I Let You Go follows Jenna Gray as she moves to a ramshackle cottage on the remote Welsh coast, trying to escape the memory of the car accident that plays again and again in her mind and desperate to heal from the loss of her child and the rest of her painful past.
At the same time, the novel tracks the pair of Bristol police investigators trying to get to the bottom of this hit-and-run. As they chase down one hopeless lead after another, they find themselves as drawn to each other as they are to the frustrating, twist-filled case before them. Elizabeth Haynes, author of Into the Darkest Corner, says, “I read I Let You Go in two sittings; it made me cry (at least twice), made me gasp out loud (once), and above all made me wish I’d written it . . . a stellar achievement.”
 *Peter James, author of Want You Dead

I was fifty pages into this book  when a friend asked what I was reading and I summed it up as “alright so far, a nice, cozy, easy read”. I really enjoy books about women running away, abandoning their old life and starting again so I was contently reading at a leisurely pace. That was until part 2 that is, then I could.not.put.it.down!

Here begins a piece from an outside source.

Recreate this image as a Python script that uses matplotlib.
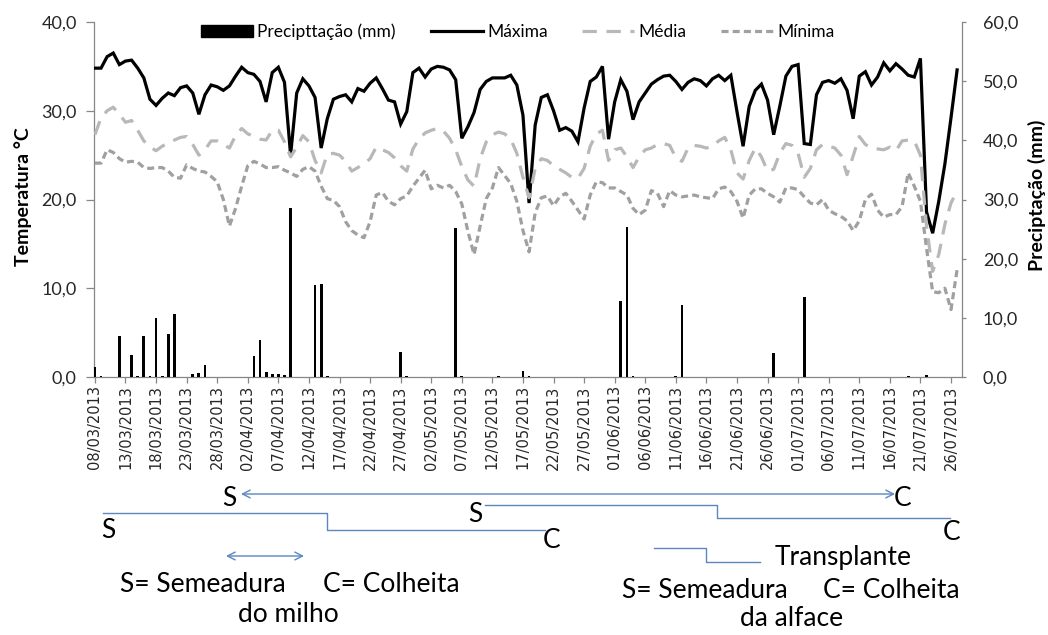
import matplotlib
matplotlib.use("Agg")
import matplotlib.pyplot as plt
from matplotlib.patches import Patch
from matplotlib.lines import Line2D
from matplotlib.ticker import FuncFormatter
import pandas as pd

# ---- data -------------------------------------------------------------
dates = pd.date_range("2013-03-08", periods=142, freq="D")
tick_idx = list(range(0, 142, 5))
tick_labels = [dates[i].strftime("%d/%m/%Y") for i in tick_idx]

t_max = [34.8, 34.8, 36.1, 36.5, 35.2, 35.6, 35.7, 34.8, 33.7, 31.3,
         30.6, 31.4, 32.0, 31.7, 32.6, 32.8, 32.0, 29.6, 31.8, 32.9,
         32.7, 32.3, 32.8, 33.9, 34.9, 34.3, 34.1, 33.3, 31.0, 34.3,
         34.9, 33.2, 25.0, 32.0, 33.6, 32.8, 31.5, 25.8, 29.1, 31.3,
         31.6, 31.8, 31.0, 32.5, 32.2, 33.1, 33.7, 32.5, 31.2, 31.0,
         28.5, 29.9, 34.3, 34.8, 33.8, 34.7, 35.0, 34.9, 34.6, 33.5,
         26.9, 28.2, 29.8, 32.4, 33.3, 33.7, 33.7, 33.7, 34.0, 32.9,
         29.5, 19.6, 28.4, 31.5, 31.8, 30.0, 27.8, 28.1, 27.7, 26.5,
         30.3, 33.3, 33.8, 35.0, 26.8, 31.0, 33.5, 32.2, 29.0, 31.0,
         32.0, 33.0, 33.5, 33.9, 34.0, 33.3, 32.4, 33.2, 33.6, 33.4,
         32.8, 33.6, 34.0, 33.4, 34.0, 29.9, 26.0, 30.5, 32.3, 33.0,
         31.2, 27.3, 30.5, 33.9, 35.0, 35.2, 26.3, 26.2, 31.8, 33.2,
         33.4, 33.1, 33.6, 32.3, 29.1, 33.9, 34.4, 32.9, 33.8, 35.4,
         34.5, 35.3, 34.7, 34.0, 33.8, 35.9, 18.6, 16.2, 19.8, 24.0,
         29.2, 34.6]

t_med = [27.3, 29.2, 30.0, 30.4, 29.6, 28.7, 28.9, 27.8, 26.6, 25.9,
         25.5, 26.0, 26.4, 26.7, 27.0, 27.1, 26.2, 25.0, 25.6, 26.6,
         26.6, 26.2, 25.8, 27.2, 28.0, 27.4, 27.1, 26.8, 26.7, 27.8,
         27.8, 26.5, 24.8, 25.9, 27.2, 26.5, 24.4, 23.0, 25.1, 25.2,
         25.0, 24.3, 23.2, 23.6, 24.0, 24.6, 25.9, 25.6, 25.3, 24.7,
         23.8, 23.2, 25.7, 26.8, 27.5, 27.8, 28.0, 27.7, 26.9, 25.6,
         23.7, 22.2, 21.5, 24.6, 26.5, 27.3, 27.6, 27.4, 26.8, 25.2,
         22.5, 20.2, 23.5, 24.6, 24.4, 23.8, 23.4, 23.0, 22.5, 22.4,
         23.5, 26.0, 27.4, 27.8, 24.4, 25.6, 25.8, 24.8, 23.6, 24.8,
         25.6, 25.8, 26.2, 26.3, 26.1, 24.7, 24.3, 25.8, 26.1, 26.0,
         25.8, 26.0, 26.6, 27.0, 25.6, 23.0, 22.3, 24.4, 25.8, 24.8,
         23.2, 23.4, 25.2, 26.3, 26.1, 25.2, 22.5, 23.5, 25.6, 26.2,
         26.0, 25.8, 25.0, 22.8, 24.9, 27.1, 26.2, 25.8, 25.7, 25.6,
         25.9, 25.5, 26.6, 26.7, 26.6, 25.0, 17.0, 11.9, 13.8, 17.2,
         19.6, 21.0]

t_min = [24.1, 24.1, 25.6, 25.3, 24.6, 24.2, 24.3, 24.2, 23.6, 23.5,
         23.6, 23.6, 23.2, 22.5, 22.4, 23.9, 23.5, 23.2, 23.1, 22.6,
         22.0, 20.0, 17.0, 19.0, 21.5, 23.8, 24.3, 24.0, 23.6, 23.6,
         23.7, 23.3, 23.0, 22.6, 23.4, 23.7, 23.2, 21.5, 20.1, 19.9,
         19.2, 17.5, 16.5, 16.0, 15.7, 17.5, 20.5, 20.8, 19.8, 19.4,
         20.1, 20.4, 21.5, 22.4, 23.3, 21.2, 21.6, 21.3, 21.6, 20.9,
         19.5, 16.4, 13.8, 17.0, 20.1, 21.3, 23.6, 22.7, 21.8, 19.8,
         16.5, 14.1, 18.5, 20.2, 20.4, 19.3, 20.3, 20.7, 19.8, 18.8,
         17.8, 20.5, 22.0, 21.9, 21.3, 21.3, 20.9, 20.5, 19.0, 18.3,
         18.8, 21.0, 20.7, 19.2, 21.0, 20.5, 20.3, 20.4, 20.5, 20.3,
         20.2, 20.1, 21.2, 21.4, 20.9, 19.8, 17.9, 20.5, 21.2, 21.2,
         20.7, 20.3, 19.7, 21.3, 21.3, 21.1, 20.3, 19.6, 19.4, 20.0,
         18.8, 18.4, 18.1, 17.6, 16.5, 17.6, 20.0, 20.6, 18.8, 18.0,
         18.3, 18.3, 19.2, 23.0, 21.5, 19.8, 14.5, 9.6, 9.5, 10.0,
         7.6, 12.1]

precip = [1.7, 0.2, 0.0, 0.0, 7.0, 0.0, 3.8, 0.2, 7.0, 0.2,
          9.9, 0.2, 7.3, 10.6, 0.0, 0.0, 0.5, 0.7, 2.0, 0.0,
          0.0, 0.0, 0.0, 0.0, 0.0, 0.0, 3.5, 6.3, 0.9, 0.5,
          0.5, 0.3, 28.5, 0.0, 0.0, 0.0, 15.5, 15.7, 0.2, 0.0,
          0.0, 0.0, 0.0, 0.0, 0.0, 0.0, 0.0, 0.0, 0.0, 0.0,
          4.2, 0.2, 0.0, 0.0, 0.0, 0.0, 0.0, 0.0, 0.0, 25.1,
          0.2, 0.0, 0.0, 0.0, 0.0, 0.0, 0.2, 0.0, 0.0, 0.0,
          1.0, 0.2, 0.0, 0.0, 0.0, 0.0, 0.0, 0.0, 0.0, 0.0,
          0.0, 0.0, 0.0, 0.0, 0.0, 0.0, 12.8, 25.4, 0.2, 0.0,
          0.0, 0.0, 0.0, 0.0, 0.0, 0.2, 12.1, 0.0, 0.0, 0.0,
          0.0, 0.0, 0.0, 0.0, 0.0, 0.0, 0.0, 0.0, 0.0, 0.0,
          0.0, 4.1, 0.0, 0.0, 0.0, 0.0, 13.5, 0.0, 0.0, 0.0,
          0.0, 0.0, 0.0, 0.0, 0.0, 0.0, 0.0, 0.0, 0.0, 0.0,
          0.0, 0.0, 0.0, 0.2, 0.0, 0.0, 0.3, 0.0, 0.0, 0.0,
          0.0, 0.0]

# ---- styling ----------------------------------------------------------
TEXT_FONT = "Lato"
SPINE = "#868686"
TXT = "#262626"
C_MED = "#B8B8B8"
C_MIN = "#A0A0A0"
BLUE = "#5B87C0"

W, H = 1048, 635
fig = plt.figure(figsize=(W / 100, H / 100), dpi=100)
ax = fig.add_axes([94 / W, 1 - 377 / H, (962 - 94) / W, (377 - 22) / H])
ax2 = ax.twinx()

x = list(range(len(dates)))

ax.plot(x, t_max, color="black", lw=2.3, solid_joinstyle="miter", zorder=3)
ax.plot(x, t_med, color=C_MED, lw=2.3, linestyle=(0, (4.5, 3)), zorder=3)
ax.plot(x, t_min, color=C_MIN, lw=2.3, linestyle=(0, (2.2, 1.3)), zorder=3)
ax2.bar(x, precip, width=0.45, color="black", zorder=2)

ax.set_xlim(-0.15, 141.8)
ax.set_ylim(0, 40)
ax2.set_ylim(0, 60)
ax.set_yticks(range(0, 41, 10))
ax2.set_yticks(range(0, 61, 10))
fmt = FuncFormatter(lambda v, _: f"{v:.1f}".replace(".", ","))
ax.yaxis.set_major_formatter(fmt)
ax2.yaxis.set_major_formatter(fmt)

ax.set_xticks(tick_idx)
ax.set_xticklabels(tick_labels, rotation=90, fontsize=10.5,
                   family="DejaVu Sans", color=TXT)

for a in (ax, ax2):
    a.spines["top"].set_visible(False)
    for s in a.spines.values():
        s.set_color(SPINE)
        s.set_linewidth(0.9)
ax.spines["right"].set_visible(False)
ax2.spines["left"].set_visible(False)
ax2.spines["bottom"].set_visible(False)

ax.tick_params(axis="y", direction="out", length=5.5, width=0.9, color=SPINE,
               pad=7, labelsize=13, labelcolor=TXT)
ax2.tick_params(axis="y", direction="out", length=3, width=0.9, color=SPINE,
                pad=12, labelsize=13, labelcolor=TXT)
ax.tick_params(axis="x", direction="out", length=4, width=0.9, color=SPINE,
               pad=2)
for lab in ax.get_yticklabels() + ax2.get_yticklabels():
    lab.set_family(TEXT_FONT)

fig.text(23 / W, 1 - 197 / H, "Temperatura °C", rotation=90, ha="center",
         va="center", fontsize=14, fontweight="bold", family=TEXT_FONT,
         color="black")
fig.text(1037 / W, 1 - 195 / H, "Preciptação (mm)", rotation=90,
         ha="center", va="center", fontsize=14, fontweight="bold",
         family=TEXT_FONT, color="black")

handles = [Patch(facecolor="black", edgecolor="black"),
           Line2D([], [], color="black", lw=2.3),
           Line2D([], [], color=C_MED, lw=2.3, linestyle=(0, (4.5, 3))),
           Line2D([], [], color=C_MIN, lw=2.3, linestyle=(0, (2.2, 1.3)))]
labels = ["Precipttação (mm)", "Máxima", "Média", "Mínima"]
fig.legend(handles, labels, loc="center", bbox_to_anchor=(518 / W, 1 - 31.5 / H),
           ncol=4, frameon=False, handlelength=3.0, handletextpad=0.25,
           columnspacing=2.0, borderaxespad=0, borderpad=0,
           prop={"family": TEXT_FONT, "size": 12.5})

# ---- crop-calendar schematic below the chart (pixel coordinates) -------
ov = fig.add_axes([0, 0, 1, 1])
ov.set_xlim(0, W)
ov.set_ylim(H, 0)
ov.axis("off")

big = dict(fontsize=19, family=TEXT_FONT, color="black", va="center")
arrow = dict(arrowstyle="<->,head_length=0.55,head_width=0.28",
             color=BLUE, lw=1.0, shrinkA=0, shrinkB=0)

ov.annotate("", xy=(895, 494), xytext=(241, 494), arrowprops=arrow)
ov.text(229, 498, "S", ha="center", **big)
ov.text(903, 498, "C", ha="center", **big)

ov.plot([103, 327, 327, 545], [513, 513, 530, 530], color=BLUE, lw=1.0)
ov.text(108, 531, "S", ha="center", **big)
ov.text(552, 540, "C", ha="center", **big)

ov.plot([485, 717, 717, 950], [505, 505, 518, 518], color=BLUE, lw=1.0)
ov.text(475, 514, "S", ha="center", **big)
ov.text(952, 532, "C", ha="center", **big)

ov.annotate("", xy=(304, 556), xytext=(226, 556), arrowprops=arrow)

ov.plot([654, 706, 706, 760], [548, 548, 562, 562], color=BLUE, lw=1.0)
ov.text(775, 557, "Transplante", ha="left", **big)

ov.text(120, 584, "S= Semeadura", ha="left", **big)
ov.text(323, 584, "C= Colheita", ha="left", **big)
ov.text(288, 614, "do milho", ha="center", **big)

ov.text(622, 591, "S= Semeadura", ha="left", **big)
ov.text(823, 591, "C= Colheita", ha="left", **big)
ov.text(792, 619, "da alface", ha="center", **big)

fig.savefig("out.png", dpi=100)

Everything about this book felt right, the location was quaint and comfortable, the characters were well developed, likable and relatable. There were sad parts, disturbing parts, triumphant parts and oh no oh no oh no parts.

I kept wondering about the twist, but I’ll be honest and say I didn’t guess it right away, which I always appreciate.

I was leaving work on Saturday, on my way to a birthday bbq and I realized I only had a couple pages left of my book. The only problem was I was almost at my destination and I couldn’t put the book down, not with 5 pages left! So I did the only thing I could think of, I finished it in the back of my Uber, outside the party.

I Let You Go is a fantastic debut novel, I look forward to reading anything Clare Mackintosh’s writes next.